The first step in redressing this balance is to coolly and calmly explore the evidence. Dip into the research I’ve described, preferably without ‘yes-butting’ ideas that run contrary to the received wisdom that we are in a desperate situation. A narrative that is only one side of the story…
Then, when reading the press, try finding the pieces that are inspiring and counter the negative trend. You may have to look more deeply – good news is likely to make its appearance only on page 5 – but you may be pleasantly surprised how the green shoots of a better world are shooting up.
Of course the main objection to this kind of thinking is that it’s head in the clouds, merely a form of denial about what’s really going on. Denial is not what I’m proposing: there’s clearly a lot wrong with our world, from the unsustainable gap between rich and poor, the threat of climate change and the plight of women (still) in too many countries. Here’s just three of our pressing problems, and we need to continue at full speed to resolve them, and indeed all human-made and unnecessary suffering.
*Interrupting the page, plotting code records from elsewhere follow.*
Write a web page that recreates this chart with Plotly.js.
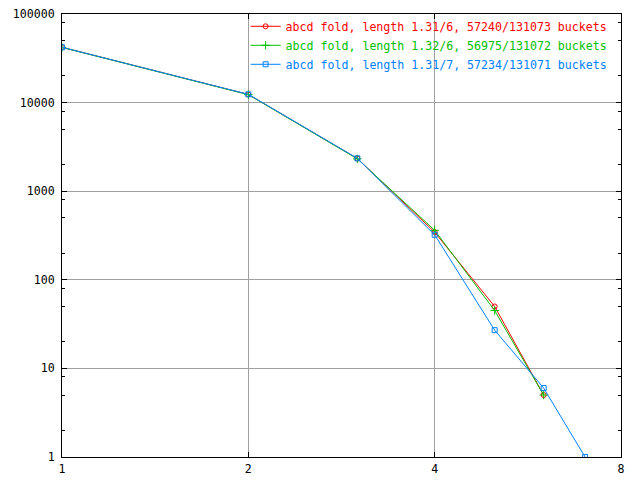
<!DOCTYPE html>
<html>
<head>
<meta charset="utf-8">
<script src="https://cdn.plot.ly/plotly-3.0.1.min.js"></script>
<style>html,body{margin:0;padding:0;background:#fff;}#chart{width:640px;height:480px;}</style>
</head>
<body>
<div id="chart"></div>
<script>
// Chain length (x) vs number of buckets (y)
const lengthsRed   = [1, 2, 3, 4, 5, 6];
const countsRed    = [42150, 12350, 2340, 345, 50, 5];
const lengthsGreen = [1, 2, 3, 4, 5, 6];
const countsGreen  = [41950, 12300, 2320, 362, 45, 5];
const lengthsBlue  = [1, 2, 3, 4, 5, 6, 7];
const countsBlue   = [42100, 12400, 2350, 322, 27, 6, 1];

const seriesNames = [
  'abcd fold, length 1.31/6, 57240/131073 buckets',
  'abcd fold, length 1.32/6, 56975/131072 buckets',
  'abcd fold, length 1.31/7, 57234/131071 buckets'
];
const seriesColors = ['#ff0000', '#00c000', '#0080ff'];

const xTickVals = [1, 2, 4, 8];
const xTickText = ['1', '2', '4', '8'];
const yTickVals = [1, 10, 100, 1000, 10000, 100000];
const yTickText = ['1', '10', '100', '1000', '10000', '100000'];
const yMinorVals = [2, 5, 8, 20, 50, 80, 200, 500, 800, 2000, 5000, 8000, 20000, 50000, 80000];

const font = 'DejaVu Sans Mono, monospace';

function mk(x, y, i, symbol, size) {
  return {
    x: x, y: y, type: 'scatter', mode: 'lines+markers',
    name: '<span style="color:' + seriesColors[i] + '">' + seriesNames[i] + '</span>',
    line: {color: seriesColors[i], width: 1},
    marker: {symbol: symbol, size: size, color: seriesColors[i], line: {color: seriesColors[i], width: 1}}
  };
}

const data = [
  mk(lengthsRed, countsRed, 0, 'circle-open', 5),
  mk(lengthsGreen, countsGreen, 1, 'cross-thin-open', 6),
  mk(lengthsBlue, countsBlue, 2, 'square-open', 5)
];

const axisCommon = {
  type: 'log',
  showline: true, linecolor: '#000', linewidth: 1, mirror: 'ticks',
  ticks: 'inside', ticklen: 5, tickcolor: '#000', tickwidth: 1,
  showgrid: true, gridcolor: '#a0a0a0', gridwidth: 1,
  zeroline: false,
  tickfont: {family: font, size: 11.6, color: '#000'},
  tickmode: 'array'
};

const layout = {
  width: 640, height: 480,
  margin: {l: 62, r: 19, t: 14, b: 23, autoexpand: false},
  paper_bgcolor: '#fff', plot_bgcolor: '#fff',
  font: {family: font, size: 11.6, color: '#000'},
  showlegend: true,
  legend: {
    x: 0.985, xanchor: 'right', y: 1.005, yanchor: 'top',
    bgcolor: 'rgba(0,0,0,0)', borderwidth: 0,
    font: {family: font, size: 11.6},
    itemwidth: 30
  },
  xaxis: Object.assign({}, axisCommon, {
    range: [0, Math.log10(8)],
    tickvals: xTickVals, ticktext: xTickText,
    ticklabelstandoff: 1
  }),
  yaxis: Object.assign({}, axisCommon, {
    range: [0, 5],
    tickvals: yTickVals, ticktext: yTickText,
    ticklabelstandoff: 4,
    minor: {tickmode: 'array', tickvals: yMinorVals, ticks: 'inside', ticklen: 3, tickcolor: '#000', showgrid: false}
  })
};

Plotly.newPlot('chart', data, layout, {displayModeBar: false, staticPlot: true});
</script>
</body>
</html>
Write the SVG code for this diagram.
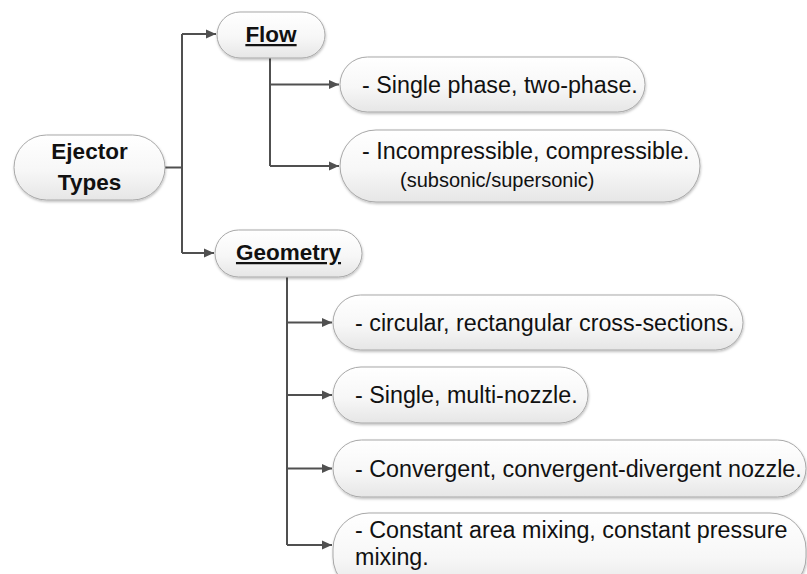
<svg xmlns="http://www.w3.org/2000/svg" width="807" height="574" viewBox="0 0 807 574">
  <defs>
    <linearGradient id="boxFill" x1="0" y1="0" x2="0" y2="1">
      <stop offset="0" stop-color="#ffffff"/>
      <stop offset="0.55" stop-color="#f7f7f7"/>
      <stop offset="1" stop-color="#e6e6e6"/>
    </linearGradient>
    <filter id="soft" x="-5%" y="-10%" width="110%" height="130%">
      <feDropShadow dx="0.5" dy="1.5" stdDeviation="1.2" flood-color="#000" flood-opacity="0.25"/>
    </filter>
    <marker id="arrow" markerUnits="userSpaceOnUse" markerWidth="10" markerHeight="10" refX="10" refY="5" orient="auto">
      <path d="M0,0.5 L10,5 L0,9.5 z" fill="#505050"/>
    </marker>
  </defs>
  <style>
    .box { fill: url(#boxFill); stroke: #a8a8a8; stroke-width: 1; filter: url(#soft); }
    .lbl { font-family: "Liberation Sans", Arial, sans-serif; font-size: 23.3px; fill: #111; }
    .small { font-size: 20px; }
    .head { font-family: "Liberation Sans", Arial, sans-serif; font-size: 22.5px; font-weight: bold; fill: #111; }
    .ul { text-decoration: underline; }
    .wire { fill: none; stroke: #505050; stroke-width: 2; }
  </style>
  <rect width="807" height="574" fill="#ffffff"/>

  <!-- connectors -->
  <g id="connectors">
    <path class="wire" d="M165,167.5 H182"/>
    <path class="wire" d="M182,34 V253"/>
    <path class="wire" d="M182,34 H216" marker-end="url(#arrow)"/>
    <path class="wire" d="M182,253 H214" marker-end="url(#arrow)"/>
    <path class="wire" d="M270,58 V166"/>
    <path class="wire" d="M270,84.5 H339" marker-end="url(#arrow)"/>
    <path class="wire" d="M270,166 H339" marker-end="url(#arrow)"/>
    <path class="wire" d="M287,277 V545"/>
    <path class="wire" d="M287,322.5 H332" marker-end="url(#arrow)"/>
    <path class="wire" d="M287,395 H332" marker-end="url(#arrow)"/>
    <path class="wire" d="M287,468.5 H332" marker-end="url(#arrow)"/>
    <path class="wire" d="M287,545 H332" marker-end="url(#arrow)"/>
  </g>

  <!-- root -->
  <g id="ejector-types">
    <rect class="box" x="14" y="135" width="151" height="65" rx="32.5"/>
    <text class="head" x="89.5" y="159" text-anchor="middle">Ejector</text>
    <text class="head" x="89.5" y="190" text-anchor="middle">Types</text>
  </g>

  <!-- flow branch -->
  <g id="flow">
    <rect class="box" x="217" y="12" width="108" height="46" rx="23"/>
    <text class="head ul" x="271" y="42" text-anchor="middle">Flow</text>
  </g>
  <g id="flow-phase">
    <rect class="box" x="340" y="57" width="305" height="55" rx="27.5"/>
    <text class="lbl" x="362" y="93">- Single phase, two-phase.</text>
  </g>
  <g id="flow-compressibility">
    <rect class="box" x="340" y="130" width="360" height="72" rx="36"/>
    <text class="lbl" x="362" y="159">- Incompressible, compressible.</text>
    <text class="lbl small" x="400" y="187">(subsonic/supersonic)</text>
  </g>

  <!-- geometry branch -->
  <g id="geometry">
    <rect class="box" x="215" y="230" width="147" height="47" rx="23.5"/>
    <text class="head ul" x="288.5" y="260" text-anchor="middle">Geometry</text>
  </g>
  <g id="geom-cross-section">
    <rect class="box" x="333" y="295" width="410" height="55" rx="27.5"/>
    <text class="lbl" x="355" y="331">- circular, rectangular cross-sections.</text>
  </g>
  <g id="geom-nozzle-count">
    <rect class="box" x="333" y="367" width="255" height="56" rx="28"/>
    <text class="lbl" x="355" y="403">- Single, multi-nozzle.</text>
  </g>
  <g id="geom-nozzle-shape">
    <rect class="box" x="333" y="440" width="473" height="57" rx="28.5"/>
    <text class="lbl" x="355" y="477">- Convergent, convergent-divergent nozzle.</text>
  </g>
  <g id="geom-mixing">
    <rect class="box" x="333" y="513" width="473" height="80" rx="36"/>
    <text class="lbl" x="355" y="538">- Constant area mixing, constant pressure</text>
    <text class="lbl" x="355" y="565">mixing.</text>
  </g>
</svg>
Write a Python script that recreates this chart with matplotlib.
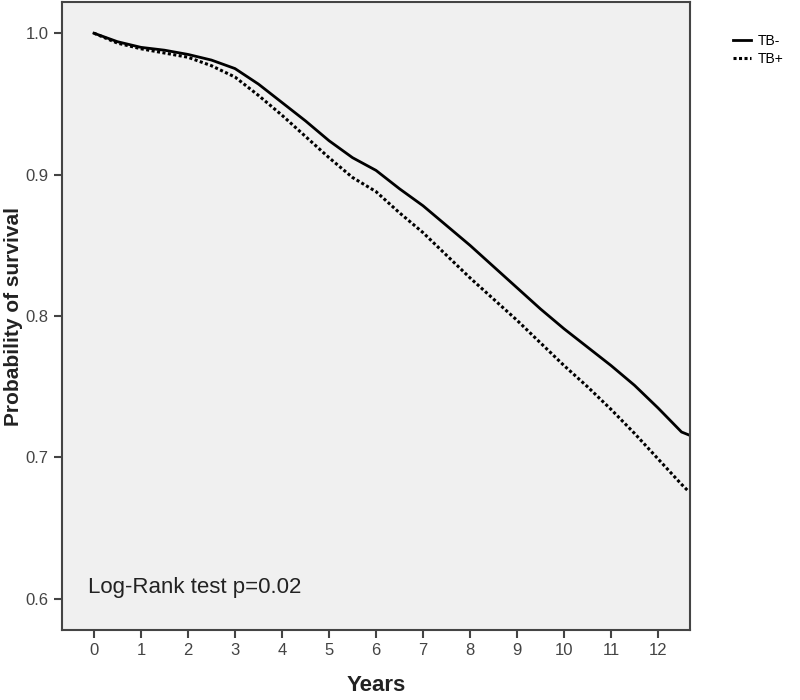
import matplotlib
matplotlib.use("Agg")
import matplotlib.pyplot as plt

# survival estimates (years, probability)
years = [0, 0.5, 1, 1.5, 2, 2.5, 3, 3.5, 4, 4.5, 5, 5.5, 6, 6.5, 7, 7.5,
         8, 8.5, 9, 9.5, 10, 10.5, 11, 11.5, 12, 12.5, 12.65]
tb_neg = [1.000, 0.994, 0.990, 0.988, 0.985, 0.981, 0.975, 0.964, 0.951, 0.938,
          0.924, 0.912, 0.903, 0.890, 0.878, 0.864, 0.850, 0.835, 0.820, 0.805,
          0.791, 0.778, 0.765, 0.751, 0.735, 0.718, 0.716]
tb_pos = [1.000, 0.993, 0.989, 0.986, 0.983, 0.977, 0.969, 0.956, 0.942, 0.927,
          0.912, 0.898, 0.888, 0.873, 0.859, 0.843, 0.827, 0.812, 0.797, 0.781,
          0.765, 0.750, 0.734, 0.717, 0.699, 0.681, 0.676]
x_ticks = list(range(0, 13))
y_ticks = [0.6, 0.7, 0.8, 0.9, 1.0]

plt.rcParams['font.family'] = ['Liberation Sans', 'DejaVu Sans']

fig = plt.figure(figsize=(8, 7), dpi=100)
ax = fig.add_axes([0.0775, 0.1, 0.785, 0.897])
ax.set_facecolor('#f0f0f0')

ax.plot(years, tb_neg, color='black', lw=2.0, label='TB-')
ax.plot(years, tb_pos, color='black', lw=2.2, linestyle=(0, (1, 0.8)), label='TB+')

ax.set_xlim(-0.68, 12.68)
ax.set_ylim(0.578, 1.022)
ax.set_xticks(x_ticks)
ax.set_yticks(y_ticks)
ax.set_yticklabels(['%.1f' % v for v in y_ticks])

for s in ax.spines.values():
    s.set_color('#444444')
    s.set_linewidth(1.5)
ax.tick_params(axis='both', direction='out', length=6, width=1.5, color='#444444',
               labelcolor='#444444', labelsize=12)

ax.set_xlabel('Years', fontsize=16, fontweight='bold', color='#222222',
              family=['Liberation Sans Narrow', 'Liberation Sans'])
ax.xaxis.set_label_coords(0.5, -0.072)
ax.set_ylabel('Probability of survival', fontsize=15, fontweight='bold', color='#222222')
ax.yaxis.set_label_coords(-0.062, 0.5)

ax.text(-0.13, 0.604, 'Log-Rank test p=0.02', fontsize=16, color='#222222')

fig.legend(loc='upper left', bbox_to_anchor=(0.9, 0.97), frameon=False,
           fontsize=10, handlelength=1.3, handletextpad=0.5, labelspacing=0.3)

fig.savefig('out.png', dpi=100)
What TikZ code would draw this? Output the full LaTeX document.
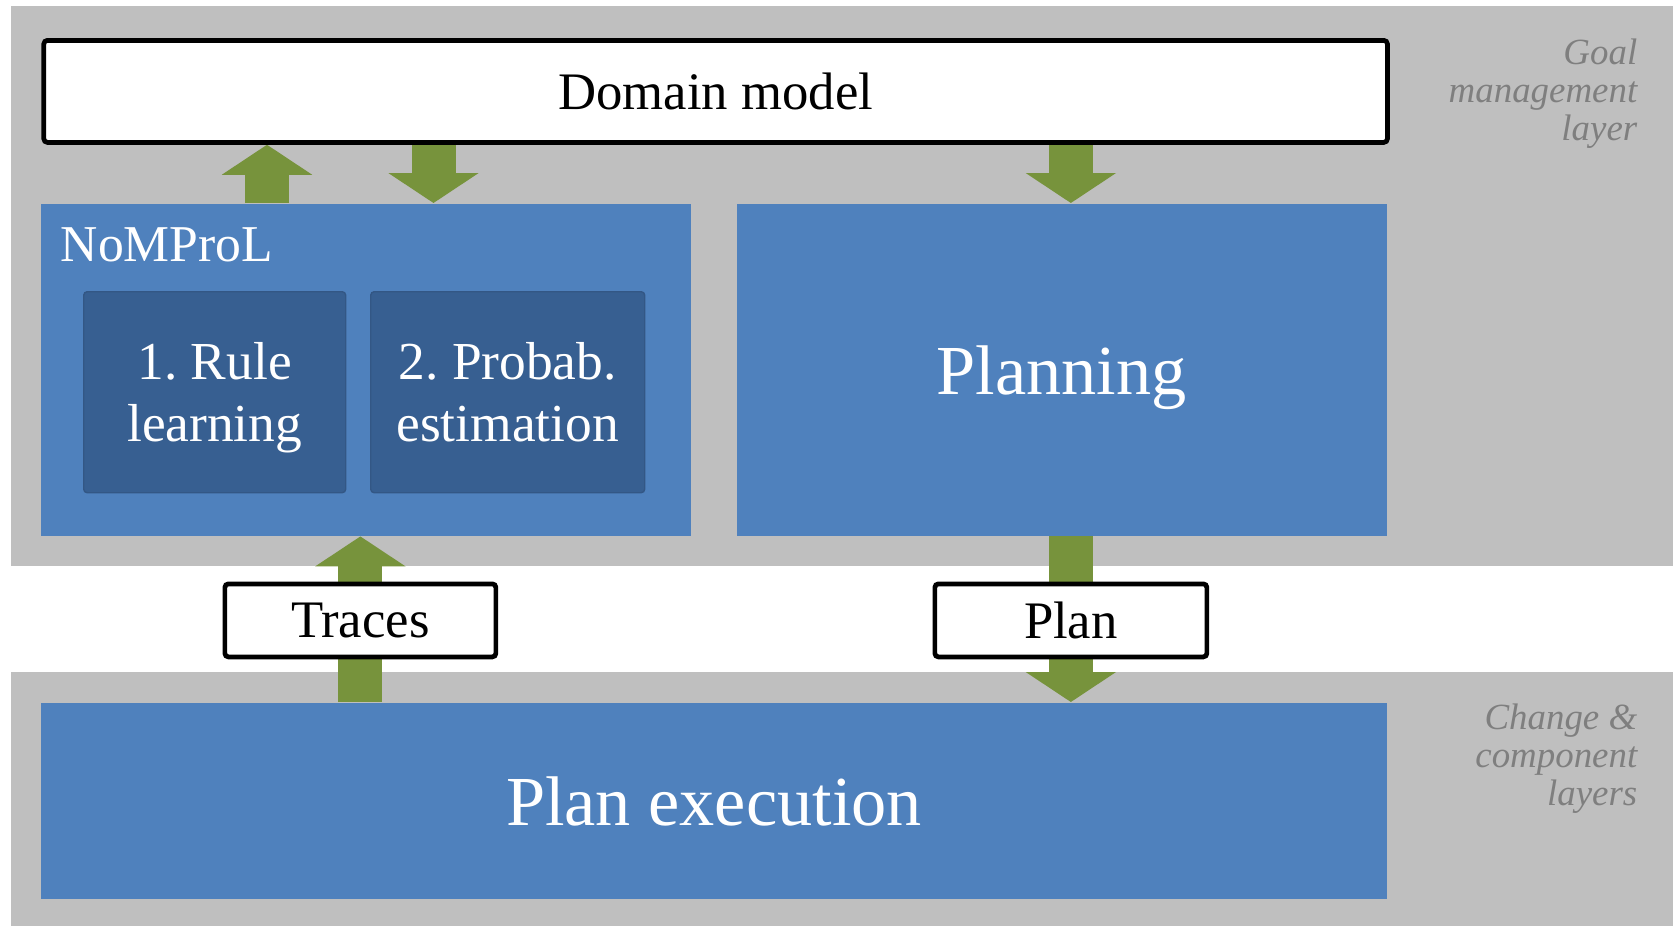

What I am proposing is that we don’t have to swallow whole the story that’s being fed to us. No conspiracy theory here – it’s often the most caring and concerned minds that are doing the informing. The mystery of mindset is that we aren’t aware how much our invisible filters colour the reality we see. Looking for signs of positive change is a creative, contrarian act that can give us a more accurate picture of the real state of our world.
Not good, but getting a whole lot better – that’s the quiet revolution that’s happening all around us.